Une plage d’Antalya en août 2022. © Photo Diego Cupolo /
NurPhoto via AFP
Depuis l’annonce de la mobilisation, censée ne concerner qu’environ
300 000 personnes ayant déjà une expérience militaire, mais qui semble en
réalité s’étendre bien plus largement à la population russe, les billets pour
la Turquie s’arrachent à prix d’or, plusieurs milliers d’euros pour un aller
simple.
Confrontée à une explosion des demandes, la compagnie aérienne nationale
Turkish Airlines a annoncé qu’elle n’entendait pas augmenter le nombre de ses
vols. La Turquie, qui ne demande pas de visas aux citoyennes et citoyens
russes, est un des rares pays à continuer à desservir les aéroports de Russie.

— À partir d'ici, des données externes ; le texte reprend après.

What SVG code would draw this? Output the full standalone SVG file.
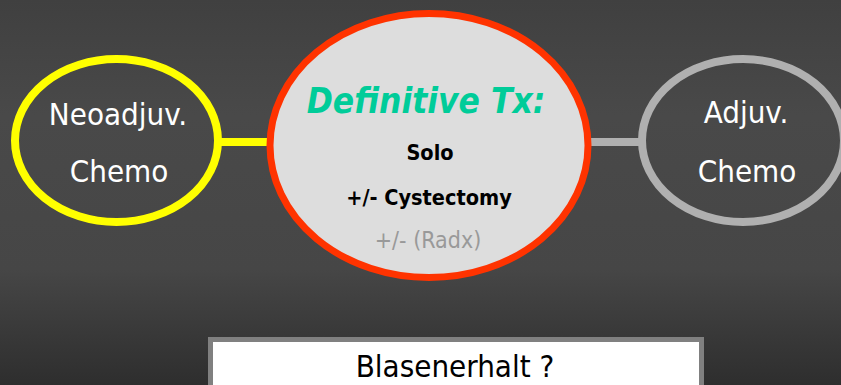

Ce sont entre 100 et 150 vols qui arrivent chaque jour en Turquie, dont plus de
la moitié à Antalya, région qui accueille traditionnellement chaque été
plusieurs millions de vacancières et vacanciers russes.
Depuis le début de la guerre, de nombreux Russes qui ont fait le choix
de quitter leur pays se sont installés dans la ville ou ses environs. Ils sont
en majorité jeunes, anglophones, et exercent des métiers qui leur permettent de
travailler à distance.
Une nouvelle
vague d’exilés
Impossible de connaître leur nombre, mais dans la station balnéaire chic
de Kas, 60 000 habitant·es, le groupe récemment créé sur la messagerie Telegram
« Les Russes de Kas » compte près de 6 000 membres.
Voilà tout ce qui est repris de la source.